After locating a promising area, the company will drill a deep test hole, known as an exploratory well to gather more detailed geological data on rock and fluid properties. Most current exploration today is offshore, where a single exploratory well can cost $150 million, and the success rate is around one in five. It typically takes several years before an exploratory well comes into production.
Organic Reserve to Determine Financial Health
During the exploration or finding and developing stage, some companies use the full cost accounting (FC) approach, and capitalize all their operating expenses, regardless of whether they found any commercially viable reserves or not. This accounting method inflates the balance sheet by treating costs as assets and makes the company look more profitable than it is. In comparison, the successful efforts (SE) accounting method is more conservative. It only allows those expenses associated with successfully locating new oil and natural gas reserves to be capitalized.
Oil quantity is usually measured in barrels, and gas uses a cubic feet measurement. Calculation of a company's costs to find a new source comes from the entire exploration process. Funds spent to locate the new organic reserve replacement is totaled, and then divided by the estimated additional quantity discovered.

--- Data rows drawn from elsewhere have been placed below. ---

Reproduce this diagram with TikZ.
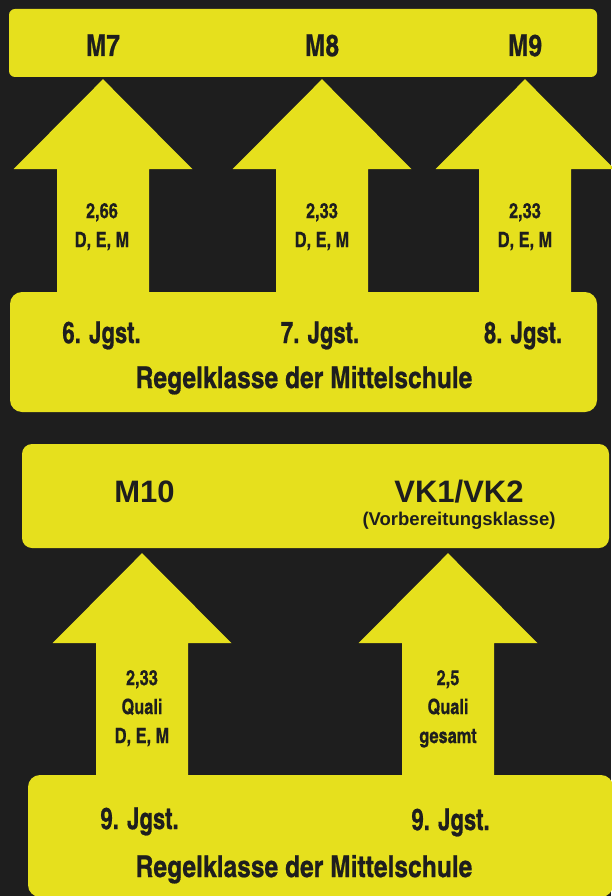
\documentclass[tikz,border=0pt]{standalone}
\usepackage{fontspec}
\usetikzlibrary{calc}
\setmainfont{Liberation Sans}
\newfontfamily\cnfont{texgyreheroscn-bold}[Extension=.otf, FakeStretch=0.9, FakeBold=0.6]
\newfontfamily\cnreg{texgyreheroscn-bold}[Extension=.otf, FakeStretch=1.0, FakeBold=0.6]
\newfontfamily\cnsmall{texgyreheroscn-bold}[Extension=.otf, FakeStretch=0.95, FakeBold=0.5]
\definecolor{ylw}{HTML}{E6E01D}
\definecolor{bg}{HTML}{1E1E1E}
\newcommand\blockup[4]{% #1 x coordinate, #2 top node, #3 bottom node, #4 tip gap
  \fill[ylw] ($(#1 |- #2.south)+(0,#4)$) -- ++(89.5,90) -- ++(-43.5,0)
    -- ($(#1 |- #3.north)+(46,8)$) -- ++(-92,0)
    -- ($(#1 |- #2.south)+(-46,90+#4)$) -- ++(-43.5,0) -- cycle;}
\begin{document}
\begin{tikzpicture}[x=1pt,y=-1pt,
  box/.style={fill=ylw, draw=none, inner sep=0pt, rounded corners=#1},
  box/.default=6pt,
  big/.style={font=\cnfont\fontsize{30}{31}\selectfont, text=bg, anchor=base, inner sep=0pt},
  reg/.style={font=\cnreg\fontsize{30}{31}\selectfont, text=bg, anchor=base, inner sep=0pt},
  small/.style={font=\cnsmall\fontsize{21}{22}\selectfont, text=bg, anchor=base, inner sep=0pt},
  wide/.style={font=\bfseries\fontsize{31}{32}\selectfont, text=bg, anchor=base, inner sep=0pt},
  widesmall/.style={font=\bfseries\fontsize{18.5}{19}\selectfont, text=bg, anchor=base, inner sep=0pt}]
\useasboundingbox (0,0) rectangle (611,896);
\fill[bg] (0,0) rectangle (611,896);
% boxes
\node[box, minimum width=588pt, minimum height=68pt] (T1) at (303,43) {};
\node[box=12pt, minimum width=587pt, minimum height=120pt] (B1) at (303.5,352) {};
\node[box=10pt, minimum width=587pt, minimum height=104pt] (T2) at (315.5,496) {};
\node[box=12pt, minimum width=585pt, minimum height=122pt] (B2) at (320.5,836) {};
% arrow axes
\coordinate (a1) at (103,0);
\coordinate (a2) at (322,0);
\coordinate (a3) at (525,0);
\coordinate (a4) at (142,0);
\coordinate (a5) at (448,0);
\blockup{a1}{T1}{B1}{2}
\blockup{a2}{T1}{B1}{2}
\blockup{a3}{T1}{B1}{2}
\blockup{a4}{T2}{B2}{5}
\blockup{a5}{T2}{B2}{5}
% top texts
\node[reg] (m7) at (103,56) {M7};
\node[reg] (m8) at (322,56) {M8};
\node[reg] (m9) at (525,56) {M9};
\node[small] (c1a) at (102,218) {2,66};
\node[small] (c1b) at (102,247) {D, E, M};
\node[small] (c2a) at (322,218) {2,33};
\node[small] (c2b) at (322,247) {D, E, M};
\node[small] (c3a) at (525,218) {2,33};
\node[small] (c3b) at (525,247) {D, E, M};
\node[big] (j6) at (101.5,343) {6. Jgst.};
\node[big] (j7) at (320,343) {7. Jgst.};
\node[big] (j8) at (523,343) {8. Jgst.};
\node[reg] (r1) at (304,388) {Regelklasse der Mittelschule};
% bottom texts
\node[wide] (m10) at (144.5,502) {M10};
\node[wide] (vk) at (459,502) {VK1/VK2};
\node[widesmall] (vkb) at (459,525) {(Vorbereitungsklasse)};
\node[small] (c4a) at (142,685) {2,33};
\node[small] (c4b) at (142,714) {Quali};
\node[small] (c4c) at (142,743) {D, E, M};
\node[small] (c5a) at (448,685) {2,5};
\node[small] (c5b) at (448,714) {Quali};
\node[small] (c5c) at (448,743) {gesamt};
\node[big] (j9a) at (139.5,829) {9. Jgst.};
\node[big] (j9b) at (450.5,830) {9. Jgst.};
\node[reg] (r2) at (304,877) {Regelklasse der Mittelschule};
\end{tikzpicture}
\end{document}
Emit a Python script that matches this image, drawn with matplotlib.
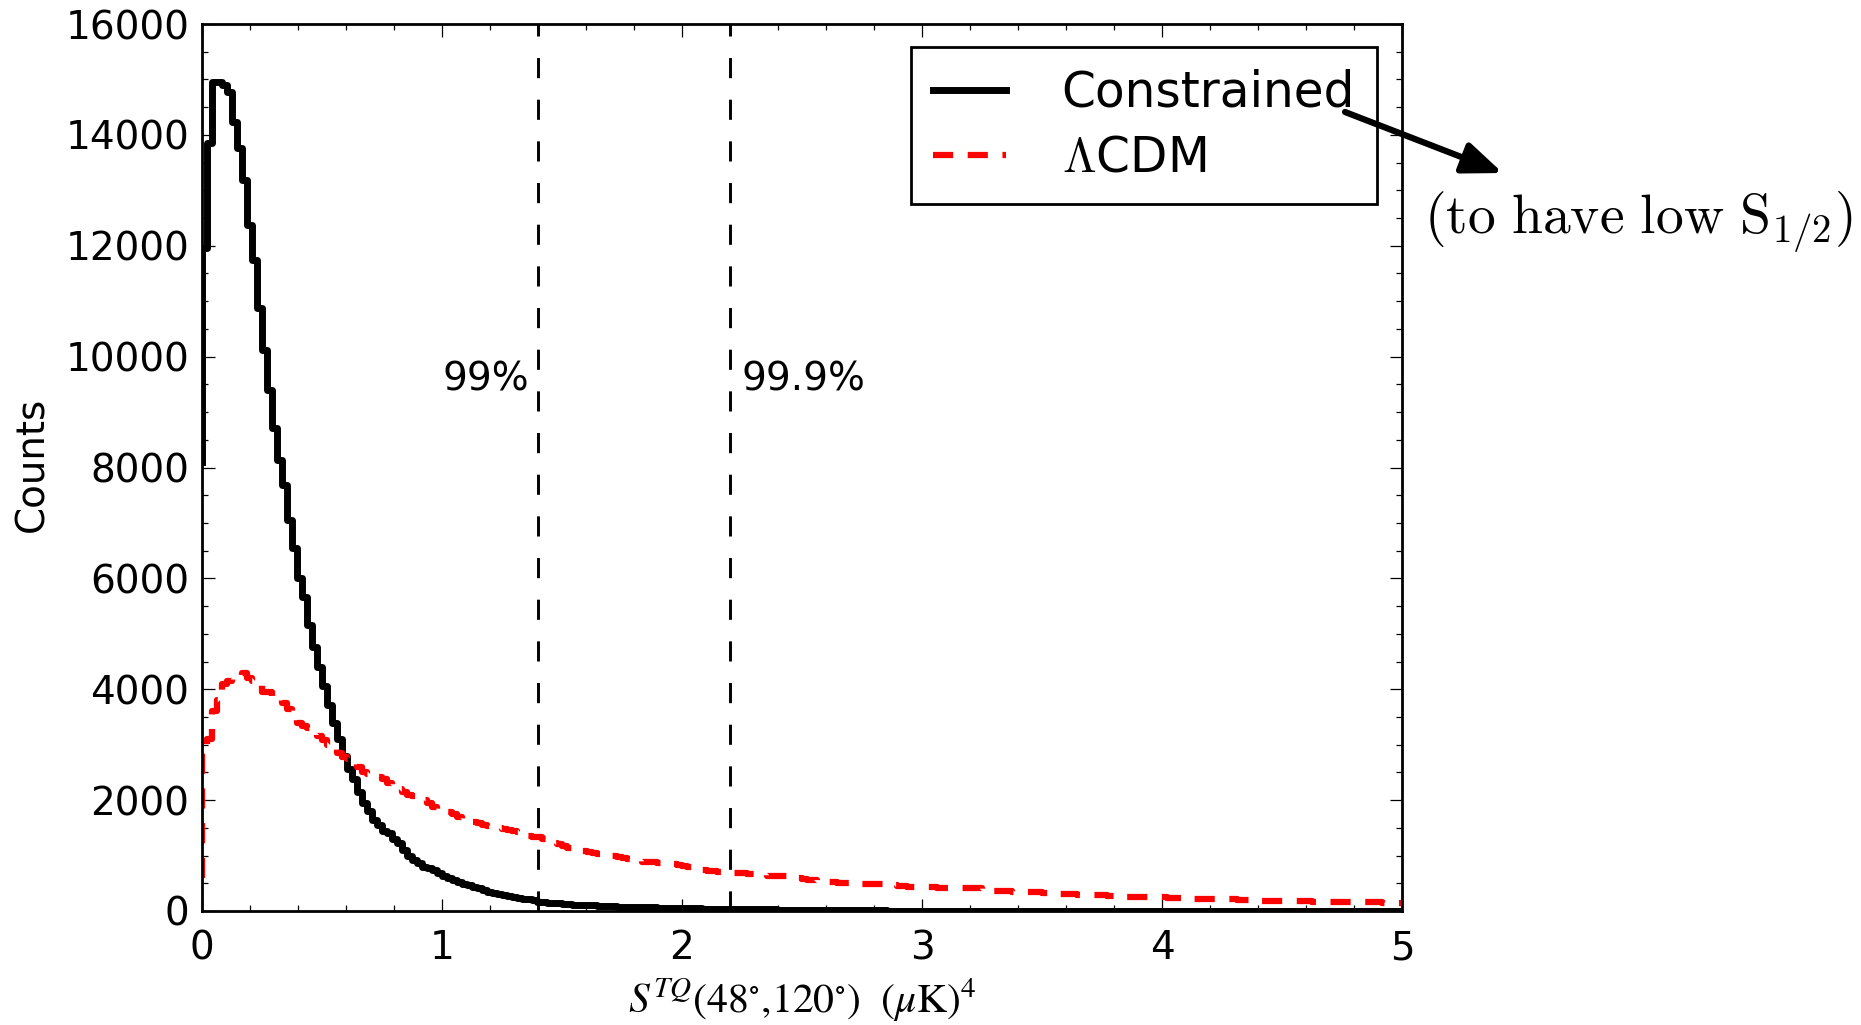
import numpy as np
import matplotlib
matplotlib.use("Agg")
import matplotlib.pyplot as plt
from matplotlib.font_manager import FontProperties
from matplotlib.ticker import MultipleLocator

# ---------------- data ----------------
bin_width = 5.0 / 240.0

constrained_counts = [
    8100, 11960, 13850, 14960, 14960, 14900, 14780, 14240, 13760, 13190,
    12370, 11740, 10880, 10120, 9400, 8710, 8135, 7680, 7050, 6550,
    6010, 5665, 5160, 4760, 4400, 4050, 3720, 3400, 3100, 2800,
    2560, 2380, 2150, 1950, 1800, 1650, 1560, 1450, 1400, 1300,
    1230, 1100, 1000, 920, 860, 800, 780, 740, 680, 640,
    600, 560, 520, 490, 460, 430, 410, 380, 350, 330,
    300, 290, 270, 250, 240, 220, 210, 190, 170, 160,
    150, 150, 140, 130,
    120, 115, 110, 105, 100, 100, 95, 90, 90, 85,
    80, 80, 75, 75, 70, 70, 65, 65, 60, 60,
    60, 55, 55, 55, 50, 50, 50, 45, 45, 45,
    40, 40, 40, 38, 36, 35, 34, 33, 32, 30,
    30, 28, 27, 26, 25, 24, 23, 22, 21, 20,
    20, 19, 18, 17, 16, 15, 15, 14, 13, 12,
    12, 11, 10, 10, 9, 9, 8, 8, 8, 7,
    7, 7, 6, 6, 6, 5, 5, 5, 5, 4,
    4, 4, 4, 4, 3, 3, 3, 3, 3, 3,
    3, 2, 2, 2, 2, 2, 2, 2, 2, 2,
    2, 2, 1, 1, 1, 1, 1, 1, 1, 1,
    1, 1, 1, 1, 1, 1, 1, 1, 1, 1,
    1, 1, 1, 0, 1, 0, 1, 0, 0, 1,
    0, 1, 0, 0, 0, 1, 0, 0, 0, 0,
    0, 0, 0, 1, 0, 0, 0, 0, 0, 0,
    0, 0, 0, 0, 0, 0, 0, 0, 0, 0,
    0, 0, 0, 0, 0, 0, 0,
]

lcdm_counts = [
    600,
    3000, 3100, 3600, 3800, 4100, 4150, 4250, 4250, 4300, 4200,
    4150, 4150, 3950, 3950, 3850, 3800, 3750, 3650, 3500, 3400,
    3330, 3300, 3200, 3150, 3080, 3000, 2920, 2850, 2780, 2740,
    2700, 2600, 2500, 2480, 2460, 2420, 2380, 2300, 2250, 2200,
    2150, 2100, 2080, 2050, 2000, 1950, 1880, 1830, 1800, 1780,
    1750, 1700, 1650, 1620, 1600, 1580, 1560, 1540, 1520, 1500,
    1480, 1460, 1440, 1420, 1390, 1360, 1340, 1330, 1300, 1260,
    1230, 1200, 1170, 1140, 1120, 1100, 1080, 1060, 1040, 1020,
    1010, 1000, 990, 980, 960, 940, 920, 900, 890, 880,
    880, 870, 860, 850, 840, 830, 820, 800, 780, 760,
    740, 720, 720, 710, 700, 690, 690, 680, 680, 670,
    660, 650, 650, 640, 640, 630, 630, 620, 600, 590,
    570, 560, 560, 550, 540, 530, 520, 510, 500, 500,
    500, 500, 490, 490, 490, 480, 480, 470, 460, 450,
    450, 440, 440, 440, 430, 430, 430, 420, 420, 420,
    410, 410, 410, 410, 410, 410, 380, 370, 360, 360,
    360, 355, 350, 350, 345, 340, 340, 335, 330, 320,
    310, 305, 300, 300, 300, 295, 290, 290, 285, 280,
    280, 275, 270, 265, 260, 255, 250, 250, 250, 250,
    245, 245, 245, 240, 240, 235, 230, 225, 220, 220,
    220, 220, 215, 215, 215, 210, 210, 205, 200, 195,
    190, 185, 180, 180, 180, 180, 180, 180, 175, 175,
    175, 175, 170, 170, 170, 170, 170, 170, 170, 165,
    165, 160, 160, 160, 155, 155, 150, 150, 150, 145,
]

percentile_x = [1.4, 2.2]
percentile_labels = ["99%", "99.9%"]
series_labels = ["Constrained", r"$\Lambda$CDM"]
xticks = [0, 1, 2, 3, 4, 5]
yticks = [0, 2000, 4000, 6000, 8000, 10000, 12000, 14000, 16000]

# ---------------- style ----------------
plt.rcParams.update({
    "font.family": ["DejaVu Sans"],
    "font.size": 28,
    "xtick.direction": "in",
    "ytick.direction": "in",
    "xtick.top": True,
    "ytick.right": True,
    "xtick.major.size": 9,
    "ytick.major.size": 9,
    "xtick.minor.size": 4.5,
    "ytick.minor.size": 4.5,
    "xtick.major.width": 0.9,
    "ytick.major.width": 0.9,
    "xtick.minor.width": 0.9,
    "ytick.minor.width": 0.9,
    "lines.scale_dashes": False,
})

fig = plt.figure(figsize=(18.61, 10.25), dpi=100)
fig.patch.set_facecolor("white")
ax = fig.add_axes([202 / 1861, 1 - 911 / 1025, 1200 / 1861, 887 / 1025])

xc = np.arange(len(constrained_counts)) * bin_width
xl = np.arange(len(lcdm_counts)) * bin_width

ax.plot(xc, constrained_counts, drawstyle="steps-pre", color="black",
        lw=5.0, solid_joinstyle="round", label=series_labels[0])
ax.plot(xl, lcdm_counts, drawstyle="steps-pre", color="red",
        lw=4.5, dashes=(14.5, 10.5), label=series_labels[1])

for xv in percentile_x:
    ax.axvline(xv, color="black", lw=2.1, dashes=(14.5, 15.5))

ax.text(percentile_x[0] - 0.035, 9580, percentile_labels[0], ha="right",
        va="center", fontsize=28)
ax.text(percentile_x[1] + 0.05, 9580, percentile_labels[1], ha="left",
        va="center", fontsize=28)

ax.set_xlim(0, 5)
ax.set_ylim(0, 16000)
ax.set_xticks(xticks)
ax.set_xticklabels([str(t) for t in xticks])
ax.set_yticks(yticks)
ax.set_yticklabels([str(t) for t in yticks])
ax.xaxis.set_minor_locator(MultipleLocator(0.2))
ax.yaxis.set_minor_locator(MultipleLocator(500))
ax.tick_params(axis="x", which="major", pad=13, labelsize=28)
ax.tick_params(axis="y", which="major", pad=9, labelsize=28)
for s in ax.spines.values():
    s.set_linewidth(2.0)

ylab = ax.set_ylabel("Counts", fontsize=28)
ylab.set_va("center")
ax.yaxis.set_label_coords(-0.1417, 0.503)
xlab = ax.set_xlabel(r"$S^{TQ}(48^{\circ}{,}120^{\circ})\ \ (\mu\mathrm{K})^4$",
                     fontsize=30, math_fontfamily="stix")
ax.xaxis.set_label_coords(0.5, -0.1003)
xlab.set_va("center")

leg = ax.legend(loc="upper right", bbox_to_anchor=(0.979, 0.974),
                borderaxespad=0, fancybox=False, framealpha=1,
                prop=FontProperties(family="DejaVu Sans", size=35,
                                    math_fontfamily="cm"),
                handlelength=1.5, handletextpad=1.15, labelspacing=0.35,
                borderpad=0.45)
leg.get_frame().set_edgecolor("black")
leg.get_frame().set_linewidth(2.0)

arr = ax.annotate("", xy=(1.084, 0.832), xytext=(0.9525, 0.9008),
                  xycoords="axes fraction", textcoords="axes fraction",
                  annotation_clip=False,
                  arrowprops=dict(arrowstyle="-|>,head_length=1.0,head_width=0.4",
                                  mutation_scale=24, lw=4.5, color="black",
                                  shrinkA=0, shrinkB=0))
arr.set_zorder(10)
ax.text(1.1975, 0.777, r"$\mathrm{(to\ have\ low\ S_{1/2})}$",
        transform=ax.transAxes, ha="center", va="center", fontsize=40,
        math_fontfamily="cm", clip_on=False)

fig.savefig("out.png", dpi=100, facecolor="white")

Investors looking at the financial strength of oil and gas companies should consider a company's organic replacement when evaluating its reserve-replacement ratio. The organic replacement portion is a significant part of that formula and can be relevant to those wanting to assess the company’s health from an economic standpoint. As an essential metric of overall business health and viability, the ratio indicates the company’s upstream and proactive efforts. The results offer a perception of the results gained from expenditures in drilling and exploration and may give insight into future profitability.